Düşük yağlı süt çeşitlerinin elde edilmesi esnasında uzmanlar karışım ürünü olarak protein oranı yüksek toz sütleri kullanmaktadırlar. Yüksek ısı ve basınç işlemleri ile elde edilen bu toz sütlerin içerisindeki doğal kolesterôl büyük oranda oksidasyona uğrar. Hayvansal gıdalarda bulunan doğal kolesterôl sanıldığı kadar kalp düşmanı değildir ve özellikle yetişme çağındaki çocuklar için çok gereklidir. Ancak bu kolesterôl modern işlemler esnasında okside olur ve sürekli bu şekilde tüketilir ise zamanla atar damarlarda hasarlara (danar serliği) ve tıkanıklıklara yol açabilir.

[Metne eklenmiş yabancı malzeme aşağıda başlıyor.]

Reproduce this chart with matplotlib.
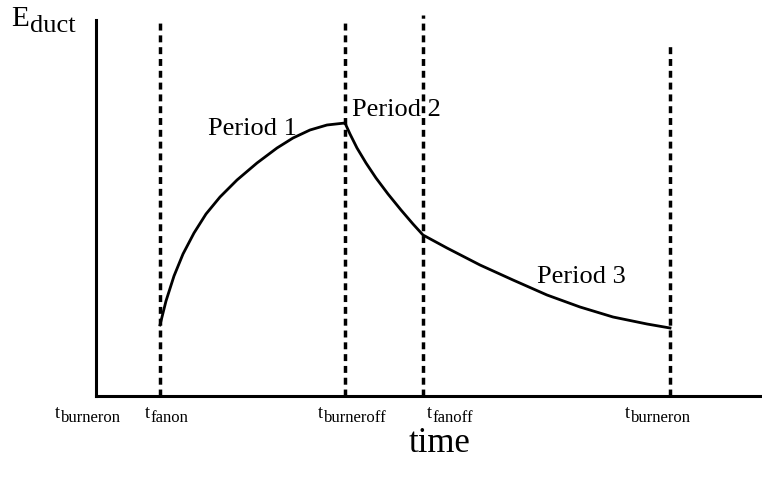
import matplotlib.pyplot as plt
from matplotlib.transforms import offset_copy

plt.rcParams['font.family'] = ['Liberation Serif', 'DejaVu Serif']

# event times (arbitrary units along the time axis)
event_times = [64, 249, 327, 574]
event_tops = [376, 376, 381, 351]

# duct energy
p1_t = [64, 70, 78, 87, 98, 110, 124, 141, 161, 181, 197, 214, 231, 249]
p1_e = [71, 95, 120, 142, 163, 182, 199, 216, 233, 248, 258, 266, 271, 273]
p2_t = [249, 254, 261, 270, 280, 292, 305, 317, 327]
p2_e = [273, 262, 248, 233, 218, 202, 186, 172, 161]
p3_t = [327, 351, 384, 417, 451, 484, 517, 551, 574]
p3_e = [161, 148, 131, 116, 101, 89, 79, 72, 68]

# time labels under the axis: left edge (time units) and subscript
label_x = [-41, 49, 222, 331, 529]
label_sub = ['burneron', 'fanon', 'burneroff', 'fanoff', 'burneron']

W, H = 762, 478
fig = plt.figure(figsize=(W / 100, H / 100), dpi=100)
ax = fig.add_axes([96 / W, 82 / H, 666 / W, 376 / H])
ax.set_xlim(0, 666)
ax.set_ylim(0, 376)
ax.set_xticks([])
ax.set_yticks([])
for s in ['top', 'right']:
    ax.spines[s].set_visible(False)
for s in ['left', 'bottom']:
    ax.spines[s].set_linewidth(2.2)

for t, top in zip(event_times, event_tops):
    ax.plot([t, t], [0, top], color='black', lw=2.5, ls=(0, (2.0, 1.4)),
            clip_on=False)

curve_t = p1_t + p2_t[1:] + p3_t[1:]
curve_e = p1_e + p2_e[1:] + p3_e[1:]
ax.plot(curve_t, curve_e, color='black', lw=2, solid_joinstyle='round')

ax.text(112, 267, 'Period 1', fontsize=19, va='center', ha='left')
ax.text(256, 286, 'Period 2', fontsize=19, va='center', ha='left')
ax.text(441, 119, 'Period 3', fontsize=19, va='center', ha='left')

sub_tr = offset_copy(ax.transData, fig=fig, x=5.5, y=-4, units='dots')
for x, name in zip(label_x, label_sub):
    ax.text(x, -18, 't', fontsize=13, ha='left', va='center', clip_on=False)
    ax.text(x, -18, name, fontsize=12, ha='left', va='center',
            transform=sub_tr, clip_on=False)

fig.text(11 / W, 1 - 19 / H, 'E', fontsize=21, ha='left', va='center')
fig.text(30 / W, 1 - 26 / H, 'duct', fontsize=19, ha='left', va='center')
fig.text(440 / W, 1 - 444 / H, 'time', fontsize=25, ha='center', va='center')

fig.savefig('out.png', dpi=100)
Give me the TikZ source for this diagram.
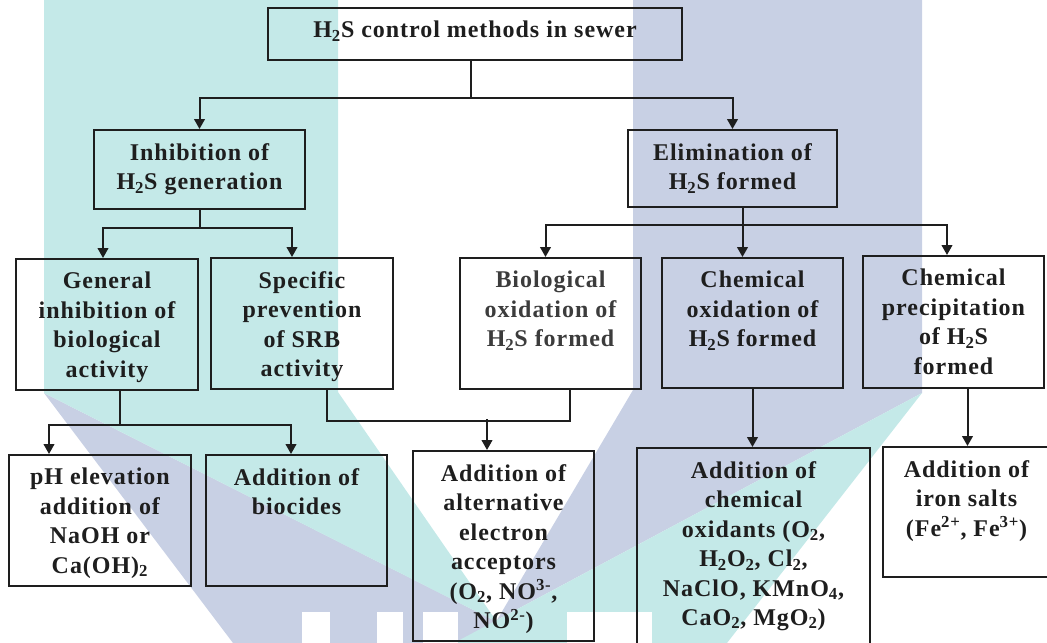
\documentclass[tikz,border=0pt]{standalone}
\usepackage{fontspec}
\setmainfont{Liberation Serif}[LetterSpace=4]
\usetikzlibrary{arrows.meta,calc,fit}
\definecolor{wmteal}{HTML}{C4E9E8}
\definecolor{wmblue}{HTML}{C8D0E4}
\definecolor{ink}{HTML}{1E1E1E}
\definecolor{softink}{HTML}{3C3C3C}
\tikzset{
  box/.style={draw=ink, line width=1.5pt, inner sep=0pt, fill=none},
  txt/.style={anchor=north, align=center, inner sep=0pt, text=ink,
              font=\fontsize{18}{22.1}\selectfont\bfseries},
  conn/.style={draw=ink, line width=1.5pt},
  arr/.style={conn, -{Triangle[length=7.5pt,width=8pt]}},
}
\begin{document}
\begin{tikzpicture}[x=0.75pt,y=-0.75pt]
\useasboundingbox (0,0) rectangle (1047,643);
\clip (0,0) rectangle (1047,643);

% watermark ribbons behind the chart
\fill[wmblue] (44,393) -- (233,643) -- (539,643) -- cycle;
\fill[wmteal] (44,0) -- (338,0) -- (338,392) -- (497,622) -- (44,393) -- cycle;
\fill[wmblue] (633,0) -- (922,0) -- (922,393) -- (497,620) -- (633,390) -- cycle;
\fill[wmteal] (922,393) -- (727,643) -- (454,643) -- cycle;
\fill[white] (302,612) rectangle (330,643);
\fill[white] (377,612) rectangle (403,643);
\fill[white] (423,612) rectangle (458,643);
\fill[white] (567,612) rectangle (652,643);

% boxes
\node[box, fit={(268,8) (682,60)}]    (top) {};
\node[box, fit={(94,130) (305,209)}]  (inh) {};
\node[box, fit={(628,130) (837,207)}] (eli) {};
\node[box, fit={(16,259) (198,390)}]  (gen) {};
\node[box, fit={(211,258) (393,389)}] (spe) {};
\node[box, fit={(460,258) (641,389)}] (bio) {};
\node[box, fit={(662,258) (843,388)}] (cox) {};
\node[box, fit={(863,256) (1044,388)}] (cpr) {};
\node[box, fit={(9,455) (191,586)}]   (ph) {};
\node[box, fit={(206,455) (387,586)}] (bcd) {};
\node[box, fit={(413,451) (594,641)}] (alt) {};
\node[box, fit={(637,448) (870,665)}] (cad) {};
\node[box, fit={(883,447) (1050,577)}] (iron) {};

% box texts
\node[txt] (top-t) at ($(top.north)+(0,14)$) {H\textsubscript{2}S control methods in sewer};
\node[txt] (inh-t) at ($(inh.north)+(0,14)$) {Inhibition of\\H\textsubscript{2}S generation};
\node[txt] (eli-t) at ($(eli.north)+(0,14)$) {Elimination of\\H\textsubscript{2}S formed};
\node[txt] (gen-t) at ($(gen.north)+(0,14)$) {General\\inhibition of\\biological\\activity};
\node[txt] (spe-t) at ($(spe.north)+(0,14)$) {Specific\\prevention\\of SRB\\activity};
\node[txt, text=softink] (bio-t) at ($(bio.north)+(0,14)$) {Biological\\oxidation of\\H\textsubscript{2}S formed};
\node[txt] (cox-t) at ($(cox.north)+(0,14)$) {Chemical\\oxidation of\\H\textsubscript{2}S formed};
\node[txt] (cpr-t) at ($(cpr.north)+(0,14)$) {Chemical\\precipitation\\of H\textsubscript{2}S\\formed};
\node[txt] (ph-t) at ($(ph.north)+(0,14)$) {pH elevation\\addition of\\NaOH or\\Ca(OH)\textsubscript{2}};
\node[txt] (bcd-t) at ($(bcd.north)+(0,14)$) {Addition of\\biocides};
\node[txt] (alt-t) at ($(alt.north)+(0,14)$) {Addition of\\alternative\\electron\\acceptors\\(O\textsubscript{2}, NO\textsuperscript{3-},\\NO\textsuperscript{2-})};
\node[txt] (cad-t) at ($(cad.north)+(0,14)$) {Addition of\\chemical\\oxidants (O\textsubscript{2},\\H\textsubscript{2}O\textsubscript{2}, Cl\textsubscript{2},\\NaClO, KMnO\textsubscript{4},\\CaO\textsubscript{2}, MgO\textsubscript{2})};
\node[txt] (iron-t) at ($(iron.north)+(0,14)$) {Addition of\\iron salts\\(Fe\textsuperscript{2+}, Fe\textsuperscript{3+})};

% connectors
\draw[conn] ($(top.south)+(-4,0)$) -- ++(0,37) coordinate (j0);
\draw[arr] (j0) -| (inh.north);
\draw[arr] (j0) -| (eli.north);

\draw[conn] (inh.south) -- ++(0,18) coordinate (j1);
\draw[arr] (j1) -| ($(gen.north)+(-4,0)$);
\draw[arr] (j1) -| ($(spe.north)+(-10,0)$);

\draw[conn] ($(eli.south)+(10,0)$) -- ++(0,17) coordinate (j2);
\draw[arr] (j2) -| ($(bio.north)+(-5,0)$);
\draw[arr] (j2) -- (j2 |- cox.north);
\draw[arr] (j2) -| ($(cpr.north)+(-6.5,0)$);

\draw[conn] ($(gen.south)+(13,0)$) -- ++(0,34) coordinate (j3);
\draw[arr] (j3) -| ($(ph.north)+(-51,0)$);
\draw[arr] (j3) -| ($(bcd.north)+(-5.5,0)$);

\draw[conn] ($(spe.south)+(25,0)$) |- ($(bio.south)+(19.5,31)$) -- ($(bio.south)+(19.5,0)$);
\draw[arr] ($(alt.north)+(-16.5,-31)$) -- ($(alt.north)+(-16.5,0)$);

\draw[arr] (cox.south) -- (cox.south |- cad.north);
\draw[arr] ($(cpr.south)+(14,0)$) coordinate (j5) -- (j5 |- iron.north);
\end{tikzpicture}
\end{document}
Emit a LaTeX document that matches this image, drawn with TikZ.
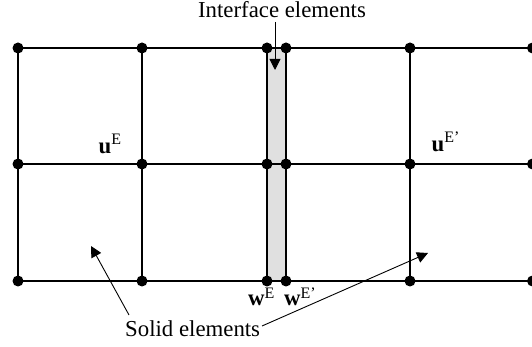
\documentclass[tikz,border=0pt]{standalone}
\usepackage{fontspec}
\setmainfont{Liberation Serif}
\usetikzlibrary{arrows.meta}
\newcommand{\fieldlbl}[3]{\textbf{#1}\raisebox{#3}{\fontsize{16}{16}\selectfont #2}}
\tikzset{
    mesh/.style={line width=2pt,black},
    dotnode/.style={circle,fill=black,inner sep=0pt,minimum size=11pt},
    pointer/.style={line width=0.9pt,-{Triangle[length=11pt,width=11pt]}},
    lbl/.style={font=\fontsize{22.8}{26}\selectfont,inner sep=0pt,text=black}
}
\begin{document}
\begin{tikzpicture}[x=1pt,y=1pt]
    \useasboundingbox (0,0) rectangle (532,347);

    % Interface strip
    \fill[black!12] (267,66) rectangle (286,299);

    % Mesh nodes
    \foreach \c/\xx in {a/18,b/142,c/267,d/286,e/410,f/532.5}
        \foreach \r/\yy in {1/299,2/183,3/66}
            \node[dotnode] (\c\r) at (\xx,\yy) {};

    % Horizontal lines
    \foreach \r in {1,2,3}
        \draw[mesh] (a\r.center) -- (f\r.center);
    % Vertical lines
    \foreach \c in {a,b,c,d,e}
        \draw[mesh] (\c1.center) -- (\c3.center);

    % Labels
    \node[lbl,anchor=base] (inter) at (282,329) {Interface elements};
    \node[lbl,anchor=base west] (solid) at (125,10) {Solid elements};
    \node[lbl,anchor=base west] (uE) at (98.5,193) {\fieldlbl{u}{E}{9pt}};
    \node[lbl,anchor=base west] (uEp) at (431.5,195) {\fieldlbl{u}{E'}{9pt}};
    \node[lbl,anchor=base west] (wE) at (248,41.5) {\fieldlbl{w}{E}{7pt}};
    \node[lbl,anchor=base west] (wEp) at (284,41.5) {\fieldlbl{w}{E'}{7pt}};

    % Arrow ends
    \coordinate (intertip) at (275,277);
    \coordinate (lefttip) at (91,101);
    \coordinate (righttip) at (428,94);
    \coordinate (lefttail) at (129,32);
    \coordinate (righttail) at (262,21);

    \draw[pointer] (275,325) -- (intertip);
    \draw[pointer] (lefttail) -- (lefttip);
    \draw[pointer] (righttail) -- (righttip);
\end{tikzpicture}
\end{document}
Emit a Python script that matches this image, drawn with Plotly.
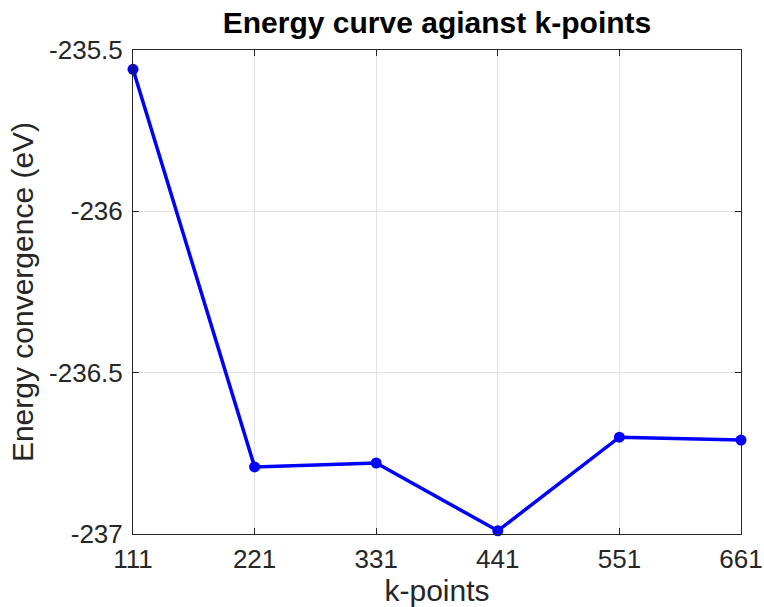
import plotly.graph_objects as go

kpoints = ["111", "221", "331", "441", "551", "661"]
energy = [-235.56, -236.792, -236.780, -236.99, -236.70, -236.709]
yticks = [-237, -236.5, -236, -235.5]
ytick_labels = ["-237", "-236.5", "-236", "-235.5"]

x = list(range(len(kpoints)))

fig = go.Figure()
fig.add_trace(go.Scatter(
    x=x, y=energy, mode="lines+markers",
    line=dict(color="#0000FF", width=3.5),
    marker=dict(color="#0000FF", size=11),
    showlegend=False, cliponaxis=False,
))

FONT = "Liberation Sans, Arial"
axis_common = dict(
    showline=True, linecolor="#262626", linewidth=1, mirror="allticks",
    ticks="inside", ticklen=6, tickcolor="#262626",
    showgrid=True, gridcolor="#e3e3e3", gridwidth=1,
    zeroline=False, automargin=False,
    tickfont=dict(family=FONT, size=26, color="#262626"),
)

fig.update_layout(
    width=764, height=607,
    margin=dict(l=133, r=23, t=50, b=73),
    paper_bgcolor="white", plot_bgcolor="white",
    title=dict(text="<b>Energy curve agianst k-points</b>", x=0.5, xanchor="center",
               xref="paper", y=0.963, yanchor="middle", automargin=False,
               font=dict(family=FONT, size=30, color="black")),
    xaxis=dict(**axis_common, range=[0, 5], tickvals=x, ticktext=kpoints,
               ticklabelstandoff=2,
               title=dict(text="k-points", standoff=0,
                          font=dict(family=FONT, size=30, color="#262626"))),
    yaxis=dict(**axis_common, range=[-237, -235.5], tickvals=yticks, ticktext=ytick_labels,
               ticklabelstandoff=4,
               title=dict(text="Energy convergence (eV)", standoff=6,
                          font=dict(family=FONT, size=30, color="#262626"))),
)

fig.write_html("out.html")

Birçok hekim ve diyetisyen kalp hastalığından korunmak için süt gibi doymuş ve kolesterolden fakir yağların tüketilmesini önermektedir. Yapılan araştırmalar ise tam tersini göstermektedir. Geleneksel diyetlerinde yüksek oranda (%60-80) yağ bulunan Aborijinler (Avusturalya), Eskimolar (Kanada), Hazdalar (Tanzanya), !Kunglar (Botswana), Pigmeler (Zaire) ve Yanomamoların (Brezilya) kan kolesterol düzeyleri çok daha az doymuş yağ tüketen (%35-40) Amerikalılardan (USA) çok daha düşüktür.
Diyetlerinde yüksek yağ bulunan topluluklarda ortalama kan kolesterol düzeyleri
Ülkemizde birçok sülalede fazla miktarda tereyağ, tam yağlı yoğurt yemelerine rağmen 90’lı yüzlü yaşları geçen bireyler vardır. Birçok hekim bu durumu genetik ile açıklamak istese de aynı kişilerin torunları şehirde erken yaşta enfarktüs geçirmeleri genetik faktörün sanıldığı kadar önemli olmadığını düşündürmektedir.
Afrikalı Samburular (Kenya) günde 6-7 litre tam yağlı çiğ süt ve yarım kilo kadar et tüketirler. Yani ortalama Bir Amerikan vatandaşının tükettiği kolesterolün 2 katından fazlasını tüketmesine rağmen, kan kolesterol düzeyleri (170 mg/dL) Amerikalılara göre (240 mg/dL) son derece düşüktür. Samburularda koroner kalp hastalığına rastlanmamıştır.
Kırsal kesimde yaşayan Kenyalı Masailer günde 2 litre çiğ süt, 1-2 kilo kadar et yerler. Buna rağmen ortalama kan kolesterol düzeyi dünya ortalamasından düşüktür ve koroner kalp hastalığından ölme riski sıfıra yakındır. Fakat şehre indiklerinde çok daha az kolesterollü gıda tüketmelerine karşın kan kolesterol düzeyleri kabiledeki akrabalarından daha yüksek olmakta ve daha fazla kalp krizi geçirmektedirler.
Bir başka örnek daha.. Somali’de sadece sütle beslenen kabilelerde hemen hiç koroner kalp hastalığı görülmemektedir.
Düşük yağlı sütlerin bir diğer sakıncası da A, D, E ve K vitamini gibi yağda eriyen vitaminlerin emilmemesi nedeni ile kandaki seviyelerinin azalmasıdır. Bunun dışında likopen gibi çok sayıda antioksidan madde de bağırsaktan emilebilmeleri için ortamda yağa ihtiyaç gösterirler.
Anne sütündeki enerjinin yarısından fazlasının yağdan alındığı düşünülürse yağın canlı yavruların büyümesinde ne kadar büyük bir öneminin olduğu anlaşır. Bu nedenle Amerikan Pediatri Akademisi 2 yaştan önce yağ kısıtlaması yapılmamasını söylemektedir. Bize göre 2 yaşın üzerinde yağ kısıtlaması yapılması da son derece sakıncalıdır.